[Plotting code records]
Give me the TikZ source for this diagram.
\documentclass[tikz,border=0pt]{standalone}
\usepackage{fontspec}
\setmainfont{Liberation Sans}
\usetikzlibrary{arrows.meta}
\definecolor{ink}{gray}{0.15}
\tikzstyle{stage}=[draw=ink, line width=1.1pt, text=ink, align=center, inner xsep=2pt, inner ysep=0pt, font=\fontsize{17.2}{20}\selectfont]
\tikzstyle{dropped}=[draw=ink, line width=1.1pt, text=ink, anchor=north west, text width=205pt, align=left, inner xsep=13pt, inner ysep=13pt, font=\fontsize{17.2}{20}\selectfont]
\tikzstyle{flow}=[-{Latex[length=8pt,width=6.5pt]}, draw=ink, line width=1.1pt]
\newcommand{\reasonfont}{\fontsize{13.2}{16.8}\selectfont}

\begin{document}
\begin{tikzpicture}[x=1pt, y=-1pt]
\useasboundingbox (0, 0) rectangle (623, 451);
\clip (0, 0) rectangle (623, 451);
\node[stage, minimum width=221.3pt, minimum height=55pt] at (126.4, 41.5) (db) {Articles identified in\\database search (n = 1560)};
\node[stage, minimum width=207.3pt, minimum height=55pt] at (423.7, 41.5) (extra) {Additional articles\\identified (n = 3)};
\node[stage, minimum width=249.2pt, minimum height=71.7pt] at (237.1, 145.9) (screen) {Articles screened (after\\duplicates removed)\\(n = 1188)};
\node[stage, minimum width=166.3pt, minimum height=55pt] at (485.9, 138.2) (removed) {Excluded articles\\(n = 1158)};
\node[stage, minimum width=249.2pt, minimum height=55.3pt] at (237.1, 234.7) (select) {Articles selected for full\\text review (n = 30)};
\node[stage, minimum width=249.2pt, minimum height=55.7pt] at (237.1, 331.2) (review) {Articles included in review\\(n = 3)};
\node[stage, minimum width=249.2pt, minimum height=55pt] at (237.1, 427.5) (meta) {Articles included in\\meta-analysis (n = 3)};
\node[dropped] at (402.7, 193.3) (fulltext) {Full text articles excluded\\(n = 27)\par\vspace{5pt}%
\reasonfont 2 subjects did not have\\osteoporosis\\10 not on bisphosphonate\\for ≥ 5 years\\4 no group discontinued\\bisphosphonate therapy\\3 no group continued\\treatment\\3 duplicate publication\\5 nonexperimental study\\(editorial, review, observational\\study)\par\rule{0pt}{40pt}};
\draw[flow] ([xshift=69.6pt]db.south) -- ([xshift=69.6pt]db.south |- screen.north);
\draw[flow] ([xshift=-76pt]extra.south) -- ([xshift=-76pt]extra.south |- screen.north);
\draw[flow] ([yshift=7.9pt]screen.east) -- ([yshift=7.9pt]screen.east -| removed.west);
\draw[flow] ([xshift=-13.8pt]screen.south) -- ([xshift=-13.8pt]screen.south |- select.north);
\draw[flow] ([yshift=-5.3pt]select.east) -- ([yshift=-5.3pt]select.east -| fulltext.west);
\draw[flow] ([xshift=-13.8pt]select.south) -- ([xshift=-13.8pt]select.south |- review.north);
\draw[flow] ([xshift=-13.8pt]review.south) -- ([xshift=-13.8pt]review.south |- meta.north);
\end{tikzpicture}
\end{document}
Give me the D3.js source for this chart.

## INSTRUCTIONS TO FOLLOW
Each record above should be restated word for word.

## EXERCISE OUTPUT
Give me the TikZ source for this diagram.
\documentclass[tikz,border=0pt]{standalone}
\usepackage{fontspec}
\setmainfont{Liberation Sans}
\usetikzlibrary{arrows.meta}
\definecolor{ink}{gray}{0.15}
\tikzstyle{stage}=[draw=ink, line width=1.1pt, text=ink, align=center, inner xsep=2pt, inner ysep=0pt, font=\fontsize{17.2}{20}\selectfont]
\tikzstyle{dropped}=[draw=ink, line width=1.1pt, text=ink, anchor=north west, text width=205pt, align=left, inner xsep=13pt, inner ysep=13pt, font=\fontsize{17.2}{20}\selectfont]
\tikzstyle{flow}=[-{Latex[length=8pt,width=6.5pt]}, draw=ink, line width=1.1pt]
\newcommand{\reasonfont}{\fontsize{13.2}{16.8}\selectfont}

\begin{document}
\begin{tikzpicture}[x=1pt, y=-1pt]
\useasboundingbox (0, 0) rectangle (623, 451);
\clip (0, 0) rectangle (623, 451);
\node[stage, minimum width=221.3pt, minimum height=55pt] at (126.4, 41.5) (db) {Articles identified in\\database search (n = 1560)};
\node[stage, minimum width=207.3pt, minimum height=55pt] at (423.7, 41.5) (extra) {Additional articles\\identified (n = 3)};
\node[stage, minimum width=249.2pt, minimum height=71.7pt] at (237.1, 145.9) (screen) {Articles screened (after\\duplicates removed)\\(n = 1188)};
\node[stage, minimum width=166.3pt, minimum height=55pt] at (485.9, 138.2) (removed) {Excluded articles\\(n = 1158)};
\node[stage, minimum width=249.2pt, minimum height=55.3pt] at (237.1, 234.7) (select) {Articles selected for full\\text review (n = 30)};
\node[stage, minimum width=249.2pt, minimum height=55.7pt] at (237.1, 331.2) (review) {Articles included in review\\(n = 3)};
\node[stage, minimum width=249.2pt, minimum height=55pt] at (237.1, 427.5) (meta) {Articles included in\\meta-analysis (n = 3)};
\node[dropped] at (402.7, 193.3) (fulltext) {Full text articles excluded\\(n = 27)\par\vspace{5pt}%
\reasonfont 2 subjects did not have\\osteoporosis\\10 not on bisphosphonate\\for ≥ 5 years\\4 no group discontinued\\bisphosphonate therapy\\3 no group continued\\treatment\\3 duplicate publication\\5 nonexperimental study\\(editorial, review, observational\\study)\par\rule{0pt}{40pt}};
\draw[flow] ([xshift=69.6pt]db.south) -- ([xshift=69.6pt]db.south |- screen.north);
\draw[flow] ([xshift=-76pt]extra.south) -- ([xshift=-76pt]extra.south |- screen.north);
\draw[flow] ([yshift=7.9pt]screen.east) -- ([yshift=7.9pt]screen.east -| removed.west);
\draw[flow] ([xshift=-13.8pt]screen.south) -- ([xshift=-13.8pt]screen.south |- select.north);
\draw[flow] ([yshift=-5.3pt]select.east) -- ([yshift=-5.3pt]select.east -| fulltext.west);
\draw[flow] ([xshift=-13.8pt]select.south) -- ([xshift=-13.8pt]select.south |- review.north);
\draw[flow] ([xshift=-13.8pt]review.south) -- ([xshift=-13.8pt]review.south |- meta.north);
\end{tikzpicture}
\end{document}
Give me the D3.js source for this chart.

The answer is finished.